La Pastorale
Chorégraphie : Thierry Malandain
Distribution : Malandain Ballet Biarritz
Thierry Malandain, directeur du CCN-Malandain Ballet Biarritz, saisit l’occasion de la commande de l’Opéra de Bonn pour célébrer les 250 ans de la naissance de Ludwig van Beethoven en créant une des pièces les plus spirituelles de son répertoire. Le chorégraphe, animé par son esprit toujours tourné vers l’humanité et par son langage chorégraphique limpide et pur, nous livre avec La Pastorale un message de beauté et de sérénité. Mais son parcours créatif n’est pas simple.
En fait, plutôt que de se limiter à nous présenter un Eden imaginaire, Thierry Malandain joue sur le contraste avec notre époque troublée qui semble avoir perdu ses valeurs universelles. Le protagoniste de la Symphonie n.6 de Beethoven, La Pastorale, devient un jeune homme contemporain, perdu, renfermé sur lui-même.
Le quadrillage qui constitue le décor de la première partie du ballet, structure métallique composée de carrés assemblés ressemblant à des cages, se révèle un choix réussi pour représenter les sentiments d’inquiétude et la perte d’espoir vers une possible issue. Les danseurs bougent dans des carrés fermés, se heurtent contre des barreaux et, avec des acrobaties, cherchent à s’échapper. Thierry Malandain préfère utiliser dans ce contexte des extraits musicaux des Ruines d’Athènes de Beethoven, le chant accompagnant de manière plus profonde cet état de détresse.
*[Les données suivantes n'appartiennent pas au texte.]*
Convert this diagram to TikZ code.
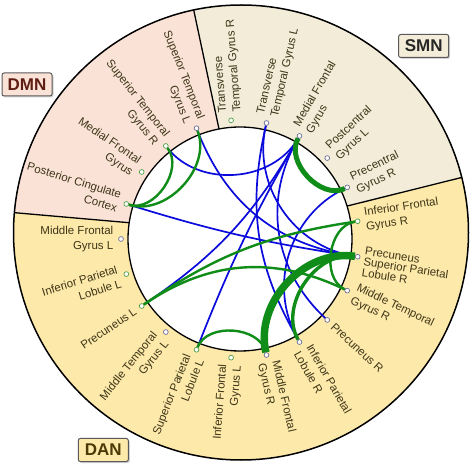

Cette partie ne peut que constituer un prologue nécessaire pour nous emmener vers un univers dominé par l’équilibre des formes et la beauté des lignes exprimées par la chorégraphie. En éliminant toute référence à la structure descriptive des cinq mouvements de l’œuvre de Beethoven, Thierry Malandain nous plonge dans une espèce d’Arcadie, un rêve pour le protagoniste (Hugo Layer).
Avec la scène épurée, des figures angéliques l’entourent : tuniques blanches, ports de bras qui s’élèvent au ciel, arabesques étirées à l’infini. On pourrait aussi reconnaitre les trois muses de l’Apollon Musagète de George Balanchine, Polymnie, Calliope et Terpsichore, mais dans ce ballet elles n’ont pas le même rôle. En fait, elles sont indépendantes, soutiennent et conduisent le protagoniste, le surprennent à s’élever vers un état de grâce ; il n’est pas le divin Apollon.
La chorégraphie est très dynamique, constituée par des entrées et des sorties de groupes de danseurs, évoquant les plus belles images de l’art grec. Harmonieusement, Thierry Malandain accorde une préférence à des figures circulaires, à des spirales, pour constituer un univers pacifique où tous sont en communion entre eux. Des escargots, avec leurs coquilles enroulées, traversant la scène, le symbolisent.
Les sonorités puissantes du quatrième mouvement de La Pastorale, L’orage, nous rappellent pour quelques instants l’existence de la lutte entre les hommes. Le pas de deux entre Frederick Deberdt et Arnaud Mahouy en est l’exemple.
Mais la fonction cathartique de la partie centrale du ballet a atteint son résultat. Le Paradis s’ouvre avec les notes de la Cantate Op.112 de Beethoven : la danse jubilatoire du Malandain Ballet Biarritz conclut la pièce, un succès incontestable pour son auteur Thierry Malandain, qui a été reconfirmé à la tête du CCN-Malandain Ballet Biarritz jusqu’à la saison 2024-25.